Deshalb will er jetzt die Abfallbeseitigung privatisieren, wie in Berlin. „Damit können wir die Kosten auf die Hälfte reduzieren“, sagt Boutaris. Ausgerechnet von den Deutschen lernen, die wegen des Spardiktats derzeit in Griechenland so verhasst sind? Auf solche Stimmungen müsste ein Politiker wohl Rücksicht nehmen. Boutaris setzt sich darüber hinweg.

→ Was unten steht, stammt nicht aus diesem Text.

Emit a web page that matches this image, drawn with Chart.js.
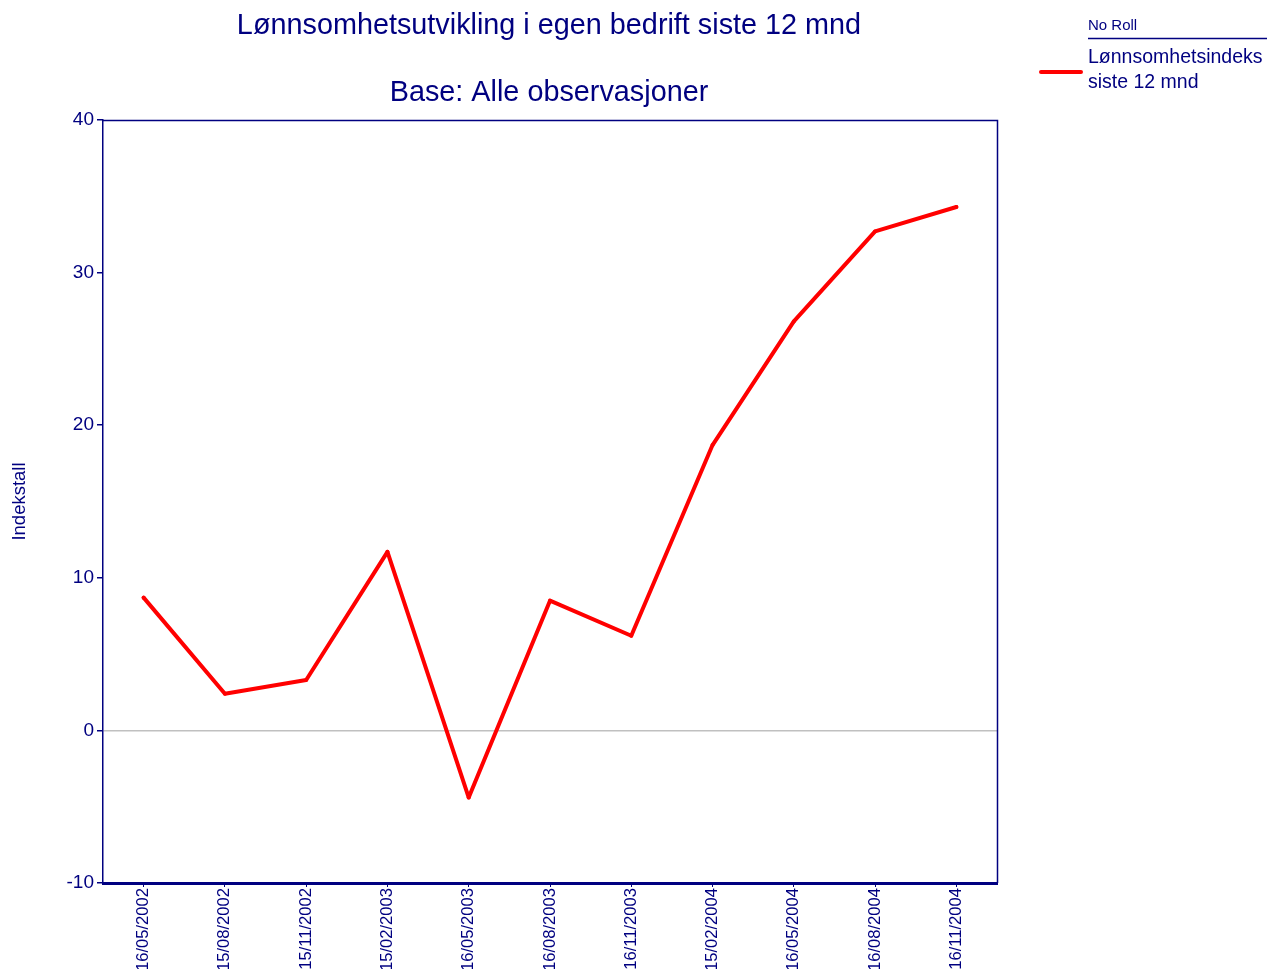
<!DOCTYPE html>
<html>
<head>
<meta charset="utf-8">
<script src="https://cdn.jsdelivr.net/npm/chart.js@4/dist/chart.umd.min.js"></script>
<style>
  html, body { margin: 0; padding: 0; background: #fff; }
  #wrap { width: 1267px; height: 969px; position: relative; }
</style>
</head>
<body>
<div id="wrap"><canvas id="chart" width="1267" height="969"></canvas></div>
<script>
// data
var labels = ["16/05/2002","15/08/2002","15/11/2002","15/02/2003","16/05/2003","16/08/2003",
              "16/11/2003","15/02/2004","16/05/2004","16/08/2004","16/11/2004"];
var lonnsomhet = [8.7, 2.4, 3.3, 11.7, -4.4, 8.5, 6.2, 18.7, 26.8, 32.7, 34.3];
var yTicks = [-10, 0, 10, 20, 30, 40];

var titleLines = ["Lønnsomhetsutvikling i egen bedrift siste 12 mnd", "Base: Alle observasjoner"];
var legendHeader = "No Roll";
var legendLines = ["Lønnsomhetsindeks", "siste 12 mnd"];

var NAVY = "#000080";
var FONT = "Liberation Sans, Arial, sans-serif";

// title + legend drawn on top of the canvas
var textPlugin = {
  id: "textPlugin",
  afterDraw: function(chart){
    var ctx = chart.ctx, a = chart.chartArea;
    ctx.save();
    ctx.fillStyle = NAVY;
    ctx.textAlign = "center";
    ctx.textBaseline = "alphabetic";
    ctx.font = "28.8px " + FONT;
    var cx = (a.left + a.right) / 2 - 1;
    ctx.fillText(titleLines[0], cx, 34);
    ctx.fillText(titleLines[1], cx, 101);

    // legend
    ctx.textAlign = "left";
    ctx.font = "15px " + FONT;
    ctx.fillText(legendHeader, 1088, 30);
    ctx.strokeStyle = NAVY;
    ctx.lineWidth = 1.5;
    ctx.beginPath(); ctx.moveTo(1088, 38.5); ctx.lineTo(1267, 38.5); ctx.stroke();
    ctx.font = "19.5px " + FONT;
    ctx.fillText(legendLines[0], 1088, 63);
    ctx.fillText(legendLines[1], 1088, 88);
    ctx.strokeStyle = "#ff0000";
    ctx.lineWidth = 4;
    ctx.lineCap = "round";
    ctx.beginPath(); ctx.moveTo(1041, 72); ctx.lineTo(1081, 72); ctx.stroke();

    // frame top + right
    ctx.strokeStyle = NAVY;
    ctx.lineWidth = 1.5;
    ctx.lineCap = "butt";
    ctx.beginPath();
    ctx.moveTo(a.left, a.top + 0.5); ctx.lineTo(a.right + 0.5, a.top + 0.5); ctx.lineTo(a.right + 0.5, a.bottom);
    ctx.stroke();
    ctx.restore();
  }
};

new Chart(document.getElementById("chart"), {
  type: "line",
  data: {
    labels: labels,
    datasets: [{
      label: legendLines.join(" "),
      data: lonnsomhet,
      borderColor: "#ff0000",
      backgroundColor: "#ff0000",
      borderWidth: 4,
      borderJoinStyle: "round",
      borderCapStyle: "round",
      pointRadius: 2,
      pointBackgroundColor: "#ff0000",
      pointBorderWidth: 0,
      tension: 0,
      clip: false
    }]
  },
  options: {
    responsive: false,
    animation: false,
    layout: { padding: { left: 0, top: 120, right: 270, bottom: 0 } },
    plugins: {
      legend: { display: false },
      title: { display: false },
      tooltip: { enabled: false }
    },
    scales: {
      x: {
        type: "category",
        offset: true,
        afterFit: function(s){ s.height = 86; },
        grid: {
          display: true,
          drawOnChartArea: false,
          drawTicks: true,
          tickLength: 4,
          tickColor: NAVY,
          offset: false
        },
        border: { display: true, color: NAVY, width: 3 },
        ticks: {
          color: NAVY,
          font: { family: FONT, size: 16.6 },
          maxRotation: 90,
          minRotation: 90,
          autoSkip: false,
          padding: 1
        }
      },
      y: {
        min: -10,
        max: 40,
        afterFit: function(s){ s.width = 103; },
        afterBuildTicks: function(s){ s.ticks = yTicks.map(function(v){ return { value: v }; }); },
        grid: {
          color: function(c){ return c.tick && c.tick.value === 0 ? "#c0c0c0" : "rgba(0,0,0,0)"; },
          lineWidth: 1.5,
          tickColor: NAVY,
          tickLength: 6,
          drawTicks: true
        },
        border: { display: true, color: NAVY, width: 1.5 },
        ticks: {
          color: NAVY,
          font: { family: FONT, size: 19 },
          padding: 3
        },
        title: {
          display: true,
          text: "Indekstall",
          color: NAVY,
          font: { family: FONT, size: 18.5 },
          padding: { top: 9, bottom: 0 }
        }
      }
    }
  },
  plugins: [textPlugin]
});
</script>
</body>
</html>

Und er rührt an Tabus. Er fuhr nach Istanbul, das man in Griechenland immer noch Konstantinopel nennt, und überredete die Manager von Turkish Airlines, eine direkte Flugverbindung nach Thessaloniki einzurichten. So will Boutaris Touristen aus der Türkei in seine Stadt bringen. „50.000 kamen vergangenes Jahr, dieses Jahr erwarten wir doppelt so viele“, erzählt der Bürgermeister.
Anfangs gab es Widerstände. Schließlich wurde Thessaloniki, die Geburtsstadt von Kemal Atatürk, erst 1913 nach fast fünfhundertjähriger osmanischer Besatzung befreit. „Aber jetzt, wo das Geld der türkischen Gäste fließt, sind alle zufrieden“, berichtet Boutaris. Jetzt plant er Besuche in den Balkan-Hauptstädten. Er möchte um Touristen werben, aber auch 15.000 Studenten aus den Nachbarländern in seine Stadt holen.

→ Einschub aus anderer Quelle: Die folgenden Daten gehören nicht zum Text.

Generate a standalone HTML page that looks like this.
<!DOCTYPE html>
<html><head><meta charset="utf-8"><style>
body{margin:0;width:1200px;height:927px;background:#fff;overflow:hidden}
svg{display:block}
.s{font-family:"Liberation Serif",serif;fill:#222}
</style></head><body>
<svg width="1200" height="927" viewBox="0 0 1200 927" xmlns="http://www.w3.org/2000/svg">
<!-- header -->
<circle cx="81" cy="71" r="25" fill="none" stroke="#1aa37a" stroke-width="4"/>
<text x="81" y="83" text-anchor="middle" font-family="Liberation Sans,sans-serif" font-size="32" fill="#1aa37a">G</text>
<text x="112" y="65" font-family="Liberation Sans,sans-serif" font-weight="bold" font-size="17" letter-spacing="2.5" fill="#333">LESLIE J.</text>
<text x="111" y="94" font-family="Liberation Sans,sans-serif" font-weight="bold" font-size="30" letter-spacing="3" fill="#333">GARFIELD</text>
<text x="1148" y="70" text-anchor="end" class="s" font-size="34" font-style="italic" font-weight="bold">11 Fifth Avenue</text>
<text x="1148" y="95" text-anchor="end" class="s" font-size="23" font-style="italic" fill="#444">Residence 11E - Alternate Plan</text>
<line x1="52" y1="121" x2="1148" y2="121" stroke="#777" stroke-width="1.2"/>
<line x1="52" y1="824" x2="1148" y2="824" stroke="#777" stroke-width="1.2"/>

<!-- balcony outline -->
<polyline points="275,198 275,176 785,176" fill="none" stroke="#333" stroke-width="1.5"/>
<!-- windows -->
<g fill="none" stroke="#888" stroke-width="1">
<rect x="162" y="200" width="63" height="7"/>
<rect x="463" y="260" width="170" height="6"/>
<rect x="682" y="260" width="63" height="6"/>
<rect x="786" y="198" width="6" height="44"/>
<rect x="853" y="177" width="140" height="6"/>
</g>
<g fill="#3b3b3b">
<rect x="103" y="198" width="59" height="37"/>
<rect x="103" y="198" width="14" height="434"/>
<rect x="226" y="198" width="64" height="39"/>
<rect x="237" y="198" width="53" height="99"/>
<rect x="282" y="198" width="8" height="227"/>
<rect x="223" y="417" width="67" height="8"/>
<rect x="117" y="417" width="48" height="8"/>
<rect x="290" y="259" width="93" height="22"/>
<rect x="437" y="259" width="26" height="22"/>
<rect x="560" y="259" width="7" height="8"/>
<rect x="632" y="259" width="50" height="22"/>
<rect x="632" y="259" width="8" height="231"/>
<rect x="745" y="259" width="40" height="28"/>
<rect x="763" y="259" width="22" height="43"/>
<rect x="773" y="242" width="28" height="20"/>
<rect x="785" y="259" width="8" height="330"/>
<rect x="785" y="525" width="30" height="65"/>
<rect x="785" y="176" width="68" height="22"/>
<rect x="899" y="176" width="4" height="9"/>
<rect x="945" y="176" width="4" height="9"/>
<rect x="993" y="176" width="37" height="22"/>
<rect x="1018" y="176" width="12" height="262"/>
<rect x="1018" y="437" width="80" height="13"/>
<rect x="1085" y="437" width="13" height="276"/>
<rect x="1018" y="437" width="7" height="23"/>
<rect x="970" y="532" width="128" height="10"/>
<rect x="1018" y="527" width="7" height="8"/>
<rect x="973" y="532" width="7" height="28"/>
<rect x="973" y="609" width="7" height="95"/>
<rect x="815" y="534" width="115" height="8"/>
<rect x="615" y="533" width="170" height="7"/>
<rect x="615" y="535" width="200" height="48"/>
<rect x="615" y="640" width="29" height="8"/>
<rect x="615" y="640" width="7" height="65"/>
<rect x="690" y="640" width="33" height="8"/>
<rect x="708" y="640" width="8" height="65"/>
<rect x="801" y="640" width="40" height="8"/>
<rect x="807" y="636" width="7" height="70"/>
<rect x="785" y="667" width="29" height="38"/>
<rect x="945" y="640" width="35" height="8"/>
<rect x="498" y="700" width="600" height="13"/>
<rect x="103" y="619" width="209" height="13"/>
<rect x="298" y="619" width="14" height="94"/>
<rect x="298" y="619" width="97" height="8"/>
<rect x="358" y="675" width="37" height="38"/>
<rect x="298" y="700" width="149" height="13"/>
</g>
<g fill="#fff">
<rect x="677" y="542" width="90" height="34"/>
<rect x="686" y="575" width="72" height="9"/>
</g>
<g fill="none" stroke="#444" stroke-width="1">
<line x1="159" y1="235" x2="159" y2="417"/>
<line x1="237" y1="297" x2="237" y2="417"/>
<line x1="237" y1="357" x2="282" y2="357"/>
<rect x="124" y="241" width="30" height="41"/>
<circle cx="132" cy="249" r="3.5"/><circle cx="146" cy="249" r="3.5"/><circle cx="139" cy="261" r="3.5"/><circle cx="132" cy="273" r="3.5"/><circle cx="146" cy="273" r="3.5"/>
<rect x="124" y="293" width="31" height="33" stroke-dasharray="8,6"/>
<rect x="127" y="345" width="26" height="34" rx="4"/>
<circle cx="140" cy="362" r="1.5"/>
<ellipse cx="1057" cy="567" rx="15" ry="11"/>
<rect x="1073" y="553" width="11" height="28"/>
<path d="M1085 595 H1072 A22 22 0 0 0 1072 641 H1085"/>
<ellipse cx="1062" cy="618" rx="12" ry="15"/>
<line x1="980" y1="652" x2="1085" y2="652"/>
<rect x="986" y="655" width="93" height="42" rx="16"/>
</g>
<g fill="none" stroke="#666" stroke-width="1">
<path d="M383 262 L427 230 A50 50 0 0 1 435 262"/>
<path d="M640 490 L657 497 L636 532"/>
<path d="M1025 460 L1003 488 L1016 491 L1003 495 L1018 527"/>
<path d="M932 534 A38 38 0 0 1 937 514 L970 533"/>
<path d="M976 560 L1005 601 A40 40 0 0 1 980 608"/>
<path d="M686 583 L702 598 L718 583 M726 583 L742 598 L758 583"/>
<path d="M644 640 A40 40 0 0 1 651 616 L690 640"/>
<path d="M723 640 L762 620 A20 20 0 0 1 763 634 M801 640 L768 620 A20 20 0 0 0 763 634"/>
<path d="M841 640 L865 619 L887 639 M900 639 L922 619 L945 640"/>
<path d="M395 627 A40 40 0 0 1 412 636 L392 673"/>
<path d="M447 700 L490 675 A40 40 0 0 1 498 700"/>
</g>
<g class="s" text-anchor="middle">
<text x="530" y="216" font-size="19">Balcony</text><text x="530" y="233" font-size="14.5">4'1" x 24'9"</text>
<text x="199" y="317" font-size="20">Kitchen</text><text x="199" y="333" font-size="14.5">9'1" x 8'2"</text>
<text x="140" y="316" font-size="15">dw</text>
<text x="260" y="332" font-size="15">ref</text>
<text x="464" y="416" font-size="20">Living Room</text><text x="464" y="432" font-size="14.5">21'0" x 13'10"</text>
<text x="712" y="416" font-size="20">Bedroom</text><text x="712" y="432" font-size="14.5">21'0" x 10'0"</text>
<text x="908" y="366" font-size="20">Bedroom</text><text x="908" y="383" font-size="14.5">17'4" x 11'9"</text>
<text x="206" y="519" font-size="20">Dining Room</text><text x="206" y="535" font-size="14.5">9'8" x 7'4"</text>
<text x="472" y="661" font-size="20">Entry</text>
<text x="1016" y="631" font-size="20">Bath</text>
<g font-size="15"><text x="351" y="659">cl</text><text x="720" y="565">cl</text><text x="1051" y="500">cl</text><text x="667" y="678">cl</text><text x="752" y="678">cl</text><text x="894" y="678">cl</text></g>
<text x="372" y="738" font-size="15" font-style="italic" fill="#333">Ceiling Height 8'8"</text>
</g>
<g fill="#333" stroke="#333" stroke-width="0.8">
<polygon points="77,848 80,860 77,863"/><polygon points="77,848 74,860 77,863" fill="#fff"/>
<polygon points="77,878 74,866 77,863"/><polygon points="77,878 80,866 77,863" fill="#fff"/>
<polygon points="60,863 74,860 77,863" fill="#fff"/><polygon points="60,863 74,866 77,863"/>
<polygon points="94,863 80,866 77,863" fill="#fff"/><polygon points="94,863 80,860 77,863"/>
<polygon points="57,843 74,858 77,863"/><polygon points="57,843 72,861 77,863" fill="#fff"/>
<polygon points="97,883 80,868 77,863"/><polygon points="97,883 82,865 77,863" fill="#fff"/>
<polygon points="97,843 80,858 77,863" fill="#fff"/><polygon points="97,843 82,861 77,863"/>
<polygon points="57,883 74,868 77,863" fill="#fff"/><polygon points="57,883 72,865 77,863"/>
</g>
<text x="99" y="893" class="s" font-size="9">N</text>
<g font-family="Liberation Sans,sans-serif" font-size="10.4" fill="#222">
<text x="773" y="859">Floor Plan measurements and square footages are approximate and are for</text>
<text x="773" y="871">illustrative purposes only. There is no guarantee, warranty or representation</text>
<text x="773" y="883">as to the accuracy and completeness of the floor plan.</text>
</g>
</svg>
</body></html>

Auch Besucher aus Israel will Boutaris nach Thessaloniki bringen. Die Stadt hat eine weit zurückreichende jüdische Tradition, galt bis zum Anfang des 20. Jahrhunderts als „Jerusalem des Balkans“. Vor dem 2. Weltkrieg lebten hier etwa 60.000 Juden, deren Vorfahren vor der spanischen Inquisition ins Osmanenreich geflüchtet waren.

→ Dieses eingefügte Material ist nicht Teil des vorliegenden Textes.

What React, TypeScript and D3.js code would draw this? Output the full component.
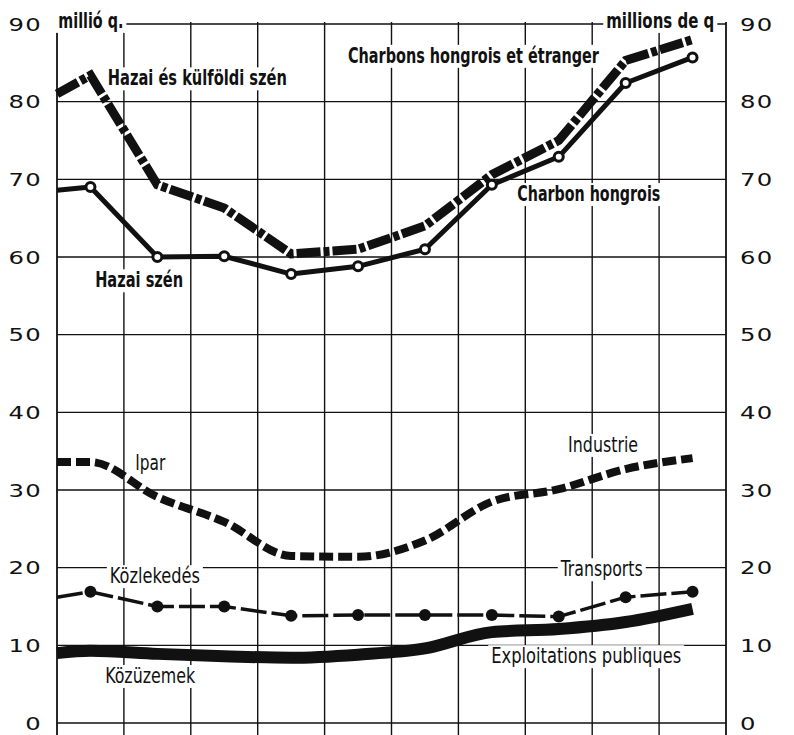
import React from 'react';
import * as d3 from 'd3';

// x positions in grid units (0 = left axis, points at interval midpoints)
const xPos = [0, 0.5, 1.5, 2.5, 3.5, 4.5, 5.5, 6.5, 7.5, 8.5, 9.5];
const hazaiKulfoldi = [81.0, 83.4, 69.3, 66.3, 60.4, 61.0, 64.0, 70.6, 75.0, 85.3, 88.0];
const hazaiSzen = [68.6, 69.0, 60.0, 60.1, 57.8, 58.8, 61.0, 69.3, 72.9, 82.4, 85.7];
const ipar = [33.6, 33.6, 29.1, 25.9, 21.5, 21.4, 23.5, 28.5, 30.1, 32.7, 34.1];
const kozlekedes = [16.2, 16.9, 15.0, 15.0, 13.8, 13.9, 13.9, 13.9, 13.7, 16.2, 16.9];
const kozuzemek = [9.0, 9.3, 8.9, 8.6, 8.4, 8.8, 9.6, 11.7, 12.1, 13.0, 14.7];
const yTicks = [0, 10, 20, 30, 40, 50, 60, 70, 80, 90];
const xGrid = [0, 1, 2, 3, 4, 5, 6, 7, 8, 9, 10];

// annotation labels in data units
const labelText = ['millió q.', 'millions de q', 'Hazai és külföldi szén', 'Charbons hongrois et étranger', 'Charbon hongrois', 'Hazai szén', 'Industrie', 'Ipar', 'Közlekedés', 'Transports', 'Közüzemek', 'Exploitations publiques'];
const labelX = [0.02, 8.21, 0.76, 4.35, 6.88, 0.57, 7.64, 1.17, 0.79, 7.53, 0.72, 6.49];
const labelY = [89.5, 89.5, 82.1, 85.0, 67.2, 56.1, 34.9, 32.6, 18.0, 18.9, 5.15, 7.7];
const labelW = [65, 108, 179, 251, 143, 88, 70, 30, 90, 82, 90, 190];
const labelBold = [true, true, true, true, true, true, false, false, false, false, false, false];

export default function App() {
  const W = 794, H = 735;
  const x = d3.scaleLinear().domain([0, 10]).range([57, 726]);
  const y = d3.scaleLinear().domain([0, 90]).range([723, 24]);

  const straight = d3.line<number>().x((_, i) => x(xPos[i])).y(d => y(d));
  const smooth = d3.line<number>().x((_, i) => x(xPos[i])).y(d => y(d)).curve(d3.curveMonotoneX);

  const numFont = '"DejaVu Sans", sans-serif';
  const lblFont = '"Liberation Sans Narrow", "DejaVu Sans Condensed", "Arial Narrow", sans-serif';

  return (
    <svg width={W} height={H} style={{ position: 'absolute', left: 0, top: 0, background: '#fff' }}>
      <rect x={0} y={0} width={W} height={H} fill="#fff" />
      {/* grid */}
      <g stroke="#111" strokeWidth={1.4}>
        {yTicks.map(t => (
          <line key={'h' + t} x1={x(0)} x2={x(10)} y1={y(t)} y2={y(t)} />
        ))}
        {xGrid.map(g => (
          <line key={'v' + g} x1={x(g)} x2={x(g)} y1={y(90) - 2} y2={H + 5} strokeWidth={g === 0 || g === 10 ? 1.8 : 1.4} />
        ))}
      </g>
      {/* y tick labels */}
      <g fontFamily={numFont} fontSize={18} fill="#111">
        {yTicks.map(t => (
          <text key={'l' + t} transform={`translate(42,${y(t) + 6.5}) scale(1.35,1)`} textAnchor="end" letterSpacing={1}>{t}</text>
        ))}
        {yTicks.map(t => (
          <text key={'r' + t} transform={`translate(740,${y(t) + 6.5}) scale(1.35,1)`} textAnchor="start" letterSpacing={1}>{t}</text>
        ))}
      </g>
      {/* labels */}
      <g fontFamily={lblFont} fontSize={21} fill="#111">
        {labelText.map((t, i) => {
          const lx = x(labelX[i]);
          const ly = y(labelY[i]);
          return (
            <g key={'t' + i}>
              <rect x={lx - 3} y={ly - 18} width={labelW[i] + 6} height={23} fill="#fff" />
              <text x={lx} y={ly} fontWeight={labelBold[i] ? 'bold' : 'normal'} textLength={labelW[i]} lengthAdjust="spacingAndGlyphs">{t}</text>
            </g>
          );
        })}
      </g>
      {/* series */}
      <path d={straight(hazaiKulfoldi) || ''} fill="none" stroke="#111" strokeWidth={9} strokeDasharray="24,3,6,3" strokeLinejoin="miter" />
      <path d={straight(hazaiSzen) || ''} fill="none" stroke="#111" strokeWidth={5} strokeLinejoin="round" />
      {hazaiSzen.slice(1).map((v, i) => (
        <circle key={'hs' + i} cx={x(xPos[i + 1])} cy={y(v)} r={4.5} fill="#fff" stroke="#111" strokeWidth={3} />
      ))}
      <path d={smooth(ipar) || ''} fill="none" stroke="#111" strokeWidth={8} strokeDasharray="14,5" />
      <path d={straight(kozlekedes) || ''} fill="none" stroke="#111" strokeWidth={3.5} strokeDasharray="26,5" />
      {kozlekedes.slice(1).map((v, i) => (
        <circle key={'kz' + i} cx={x(xPos[i + 1])} cy={y(v)} r={6} fill="#111" />
      ))}
      <path d={smooth(kozuzemek) || ''} fill="none" stroke="#111" strokeWidth={12} strokeLinecap="butt" />
    </svg>
  );
}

Die deutschen Besatzer deportierten fast die gesamte jüdische Gemeinde von Thessaloniki in die Vernichtungslager. Manche in Thessaloniki lassen sich ungern an dieses Kapitel der Stadtgeschichte erinnern, weil damals nicht wenige Liegenschaften der Holocaust-Opfer unter dubiosen Umständen in den Besitz von Griechen übergingen.